Use specialized NLP libraries to handle languages with complex orthographies. There are a number of NLP libraries that are specifically designed to handle languages with complex orthographies. These libraries can:
- Accurately handle and preserve diacritics.
- Work with different writing systems.
- Employ specialized word segmentation algorithms.
For Indian languages, my favorite one is the Indic NLP Library which contains several different functionalities for text normalization and word tokenization to translation and transliteration.
PyArabic and Stanford’s arabic-nlp are popular pre-processing libraries for Arabic text. I also highly recommending reading Neri Van Otten’s article on overcoming challenges in ArabicNLP.
HanziNLP by Sam Shi and Sidney Kung’s article on Chinese Natural Language (Pre)processing are brilliant resources to get started on ChineseNLP.

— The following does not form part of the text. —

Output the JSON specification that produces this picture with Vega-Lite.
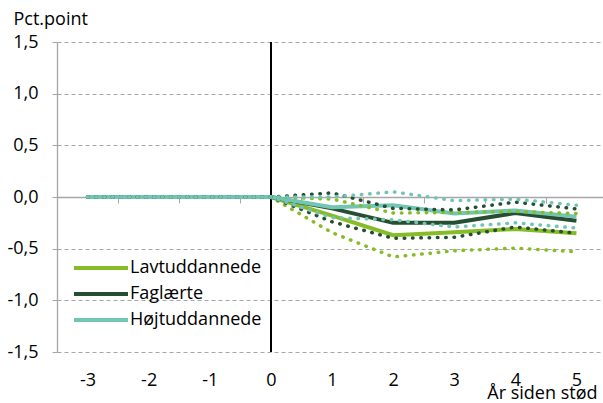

Preprocess text manually before it is used in NLP tasks. If you are not able to use a specialized NLP library, you can manually preprocess text before it is used in NLP tasks. This can involve:
- Transliterating text to a different writing system
- Segmenting text into words
While not ideal, these approaches can help you ensure that your text remains coherent and does not lose semantic meaning during an NLP task.
Remember, even if you use a specialized NLP library or preprocess text manually, it is important to be aware of the challenges of working with languages with complex scripts. Always ensure you use a consistent set of rules for tokenizing text and leverage a robust NLP library that can handle errors in text preprocessing.
THANKS FOR READING!
I hope this blog post has been informative and sparked your curiosity about the challenges posed by complex scripts in multilingual natural language processing. Whether you’re an NLP researcher or simply interested in language technologies, understanding these complexities is crucial for building truly global natural language models.
If you are interested in other Indian language NLP resources, I highly recommend you check out the Indic NLP Catalog for lots of great tools and datasets.